I’m not saying this is
guaranteed to work for you, but if you’ve had more rejections than you’re
comfortable with having, it’s worth a try, and you just may find that elusive
contract in your inbox one day.
What do you do with
the chapters you cut and saved? Well, I sent them to my editor, really hoping
she’d say yes, we have to have these in the book. Those chapters were the first
thing I’d written, I loved those chapters. What did she say? Nope, nadda, don’t
need them.
However, I didn’t get
rid of them just yet…I used them in other ways. I wrote a character interview
with one, and I plan on having a deleted scene or two on my website. Sooo, you
can still use them, just not in your book!
If you get anything
out of this post, I hope you learn…
1.
NEVER GIVE UP!
2.
IF YOU’RE NOT GETTING A CONTRACT OFFER,
CONSIDER A NEW BEGINNING.
3.
NEVER GIVE UP!
GOOD LUCK TO YOU ALL,
SOPHIA
KIMBLE
8 comments:
Great post Sophia! Very inspiring.
Aww, thank you!
Very good post. My first book went through a similar slice and dice, and now that I'm on book 3, it may have finally stuck. I like to think being an author is a true test of humility. When am I being true to my art versus when am I just being too stubborn by not taking criticism.

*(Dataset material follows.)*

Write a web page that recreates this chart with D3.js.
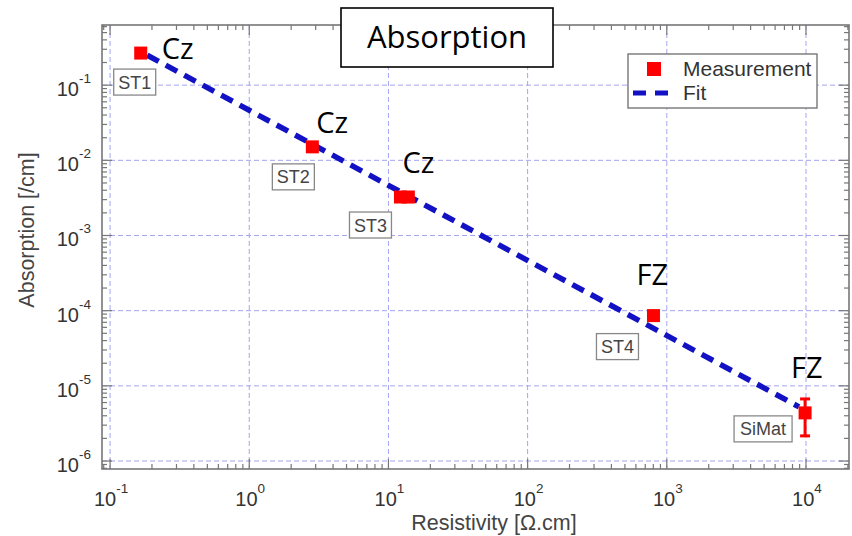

I couldn't agree more, Jessica. As I wrote book two of my series, I kept having to stop myself from adding too much backstory, but thank goodness I caught most of it, and my critique partners caught the rest. :)
Thanks for stopping by!
Great post, Sophia. I hate cutting my ms, even when I know it's for the best.
I know, Diane...it's so very hard to snip away at your baby!